====== Material ======
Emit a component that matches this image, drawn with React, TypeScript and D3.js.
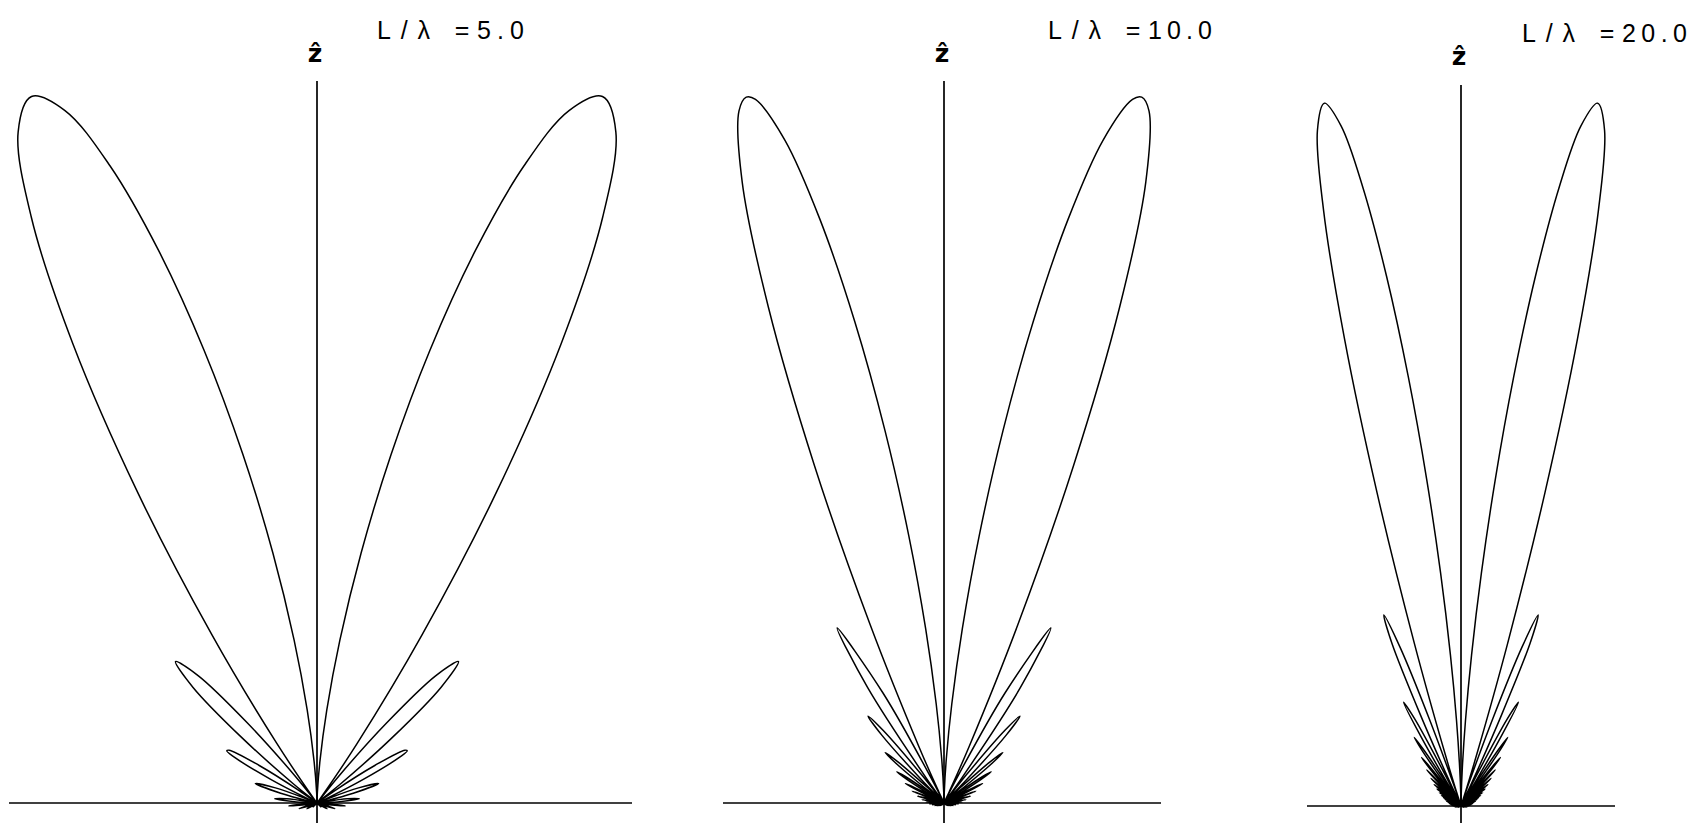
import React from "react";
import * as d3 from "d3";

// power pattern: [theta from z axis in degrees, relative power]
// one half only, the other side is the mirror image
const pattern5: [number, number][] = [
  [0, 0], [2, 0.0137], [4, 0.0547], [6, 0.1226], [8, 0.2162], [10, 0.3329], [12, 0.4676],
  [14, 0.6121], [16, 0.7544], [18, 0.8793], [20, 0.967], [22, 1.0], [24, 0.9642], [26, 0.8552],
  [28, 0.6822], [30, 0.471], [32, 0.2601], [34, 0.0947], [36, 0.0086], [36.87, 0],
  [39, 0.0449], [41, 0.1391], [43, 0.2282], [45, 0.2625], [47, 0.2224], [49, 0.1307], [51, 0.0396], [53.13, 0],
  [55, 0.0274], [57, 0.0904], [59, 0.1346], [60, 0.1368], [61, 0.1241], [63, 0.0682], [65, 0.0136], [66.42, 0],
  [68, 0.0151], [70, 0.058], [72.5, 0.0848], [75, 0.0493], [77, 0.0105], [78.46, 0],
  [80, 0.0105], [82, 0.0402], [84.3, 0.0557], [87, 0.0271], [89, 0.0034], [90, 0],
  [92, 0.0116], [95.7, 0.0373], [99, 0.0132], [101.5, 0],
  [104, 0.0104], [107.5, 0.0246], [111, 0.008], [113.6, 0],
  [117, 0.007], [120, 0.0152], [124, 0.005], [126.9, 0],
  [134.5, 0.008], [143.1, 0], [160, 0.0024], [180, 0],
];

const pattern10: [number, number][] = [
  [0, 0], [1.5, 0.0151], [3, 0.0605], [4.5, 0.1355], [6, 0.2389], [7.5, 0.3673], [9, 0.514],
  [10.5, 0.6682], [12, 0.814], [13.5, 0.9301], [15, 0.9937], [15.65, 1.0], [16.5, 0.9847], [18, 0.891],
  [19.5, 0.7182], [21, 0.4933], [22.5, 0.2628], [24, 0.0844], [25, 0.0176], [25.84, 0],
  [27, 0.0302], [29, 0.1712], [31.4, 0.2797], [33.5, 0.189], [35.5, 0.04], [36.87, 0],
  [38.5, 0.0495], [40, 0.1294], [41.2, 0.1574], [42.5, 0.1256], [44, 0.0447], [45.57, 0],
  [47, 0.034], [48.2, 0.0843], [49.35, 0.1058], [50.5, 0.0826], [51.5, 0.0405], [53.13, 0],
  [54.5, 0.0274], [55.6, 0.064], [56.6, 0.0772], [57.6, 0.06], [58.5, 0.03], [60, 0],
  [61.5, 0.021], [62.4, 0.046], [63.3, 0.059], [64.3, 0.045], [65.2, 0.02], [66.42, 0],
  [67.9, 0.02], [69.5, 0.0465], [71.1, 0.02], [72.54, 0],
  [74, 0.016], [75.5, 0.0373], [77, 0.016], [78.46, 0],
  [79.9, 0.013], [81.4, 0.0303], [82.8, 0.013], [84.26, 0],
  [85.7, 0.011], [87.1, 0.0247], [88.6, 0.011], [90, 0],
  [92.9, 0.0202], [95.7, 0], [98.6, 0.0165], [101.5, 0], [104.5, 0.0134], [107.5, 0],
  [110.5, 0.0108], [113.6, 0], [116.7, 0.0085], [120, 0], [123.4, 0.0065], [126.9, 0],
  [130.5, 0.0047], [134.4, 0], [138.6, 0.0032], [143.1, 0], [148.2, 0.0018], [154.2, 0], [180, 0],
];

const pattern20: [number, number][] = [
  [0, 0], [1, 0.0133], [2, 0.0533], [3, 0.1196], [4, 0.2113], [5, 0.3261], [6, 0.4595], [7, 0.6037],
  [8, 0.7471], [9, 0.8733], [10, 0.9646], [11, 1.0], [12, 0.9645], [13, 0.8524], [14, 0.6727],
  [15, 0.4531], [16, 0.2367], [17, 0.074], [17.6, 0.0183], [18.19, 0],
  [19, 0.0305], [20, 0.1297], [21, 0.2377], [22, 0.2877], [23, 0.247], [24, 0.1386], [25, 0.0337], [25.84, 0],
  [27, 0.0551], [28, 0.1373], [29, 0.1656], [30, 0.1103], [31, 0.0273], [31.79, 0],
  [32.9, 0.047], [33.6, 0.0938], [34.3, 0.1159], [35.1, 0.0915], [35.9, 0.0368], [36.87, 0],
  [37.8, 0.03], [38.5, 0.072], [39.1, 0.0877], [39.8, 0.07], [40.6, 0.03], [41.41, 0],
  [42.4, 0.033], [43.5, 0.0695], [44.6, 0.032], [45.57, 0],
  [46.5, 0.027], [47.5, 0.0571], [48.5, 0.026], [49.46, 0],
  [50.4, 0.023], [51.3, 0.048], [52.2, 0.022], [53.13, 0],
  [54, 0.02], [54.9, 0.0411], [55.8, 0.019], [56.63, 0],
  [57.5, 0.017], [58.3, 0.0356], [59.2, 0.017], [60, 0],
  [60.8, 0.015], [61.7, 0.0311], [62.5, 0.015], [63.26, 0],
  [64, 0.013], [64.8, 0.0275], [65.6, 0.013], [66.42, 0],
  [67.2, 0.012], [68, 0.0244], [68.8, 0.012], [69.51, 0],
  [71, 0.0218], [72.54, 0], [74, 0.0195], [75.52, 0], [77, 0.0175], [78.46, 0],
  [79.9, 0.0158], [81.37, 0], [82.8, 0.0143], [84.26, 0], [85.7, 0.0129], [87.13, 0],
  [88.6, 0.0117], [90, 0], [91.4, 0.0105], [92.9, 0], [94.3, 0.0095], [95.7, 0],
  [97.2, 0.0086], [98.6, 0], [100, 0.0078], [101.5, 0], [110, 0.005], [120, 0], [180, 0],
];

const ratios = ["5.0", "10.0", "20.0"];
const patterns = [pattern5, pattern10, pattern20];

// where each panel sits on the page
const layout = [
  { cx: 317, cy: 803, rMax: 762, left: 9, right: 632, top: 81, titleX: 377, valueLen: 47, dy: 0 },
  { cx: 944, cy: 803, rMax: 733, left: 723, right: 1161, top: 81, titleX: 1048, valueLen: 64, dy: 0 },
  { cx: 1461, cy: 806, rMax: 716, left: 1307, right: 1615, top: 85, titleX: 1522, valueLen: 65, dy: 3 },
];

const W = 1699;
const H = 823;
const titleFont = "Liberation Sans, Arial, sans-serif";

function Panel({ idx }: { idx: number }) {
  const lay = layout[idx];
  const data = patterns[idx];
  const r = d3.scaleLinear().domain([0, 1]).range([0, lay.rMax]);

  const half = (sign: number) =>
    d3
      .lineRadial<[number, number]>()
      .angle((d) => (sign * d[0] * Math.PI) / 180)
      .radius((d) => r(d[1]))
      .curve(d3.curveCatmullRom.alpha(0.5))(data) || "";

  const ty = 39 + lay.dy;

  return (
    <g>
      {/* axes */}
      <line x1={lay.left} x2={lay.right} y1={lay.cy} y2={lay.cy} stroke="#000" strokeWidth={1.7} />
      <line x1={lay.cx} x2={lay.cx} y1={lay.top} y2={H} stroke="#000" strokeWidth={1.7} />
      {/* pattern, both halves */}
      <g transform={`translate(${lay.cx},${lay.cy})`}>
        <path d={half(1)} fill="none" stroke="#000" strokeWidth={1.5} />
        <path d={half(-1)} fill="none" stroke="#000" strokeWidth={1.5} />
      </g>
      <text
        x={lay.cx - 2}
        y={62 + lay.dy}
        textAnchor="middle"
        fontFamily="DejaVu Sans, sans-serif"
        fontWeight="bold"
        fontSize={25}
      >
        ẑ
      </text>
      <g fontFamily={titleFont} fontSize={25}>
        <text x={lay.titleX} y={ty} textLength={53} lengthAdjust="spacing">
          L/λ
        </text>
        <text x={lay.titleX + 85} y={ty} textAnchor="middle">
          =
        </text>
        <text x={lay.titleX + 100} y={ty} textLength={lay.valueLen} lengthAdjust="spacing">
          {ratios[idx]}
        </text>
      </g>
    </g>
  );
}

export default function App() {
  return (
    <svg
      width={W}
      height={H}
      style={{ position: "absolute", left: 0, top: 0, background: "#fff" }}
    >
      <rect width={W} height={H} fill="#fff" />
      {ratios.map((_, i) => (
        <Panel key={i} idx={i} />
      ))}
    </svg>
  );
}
======
Problem to solve =
Please take the lines from the beginning of the data above through the line holding "import * as" and transcribe them exactly, without any pictures.

Task answer =
Emit a component that matches this image, drawn with React, TypeScript and D3.js.
import React from "react";
import * as d3 from "d3";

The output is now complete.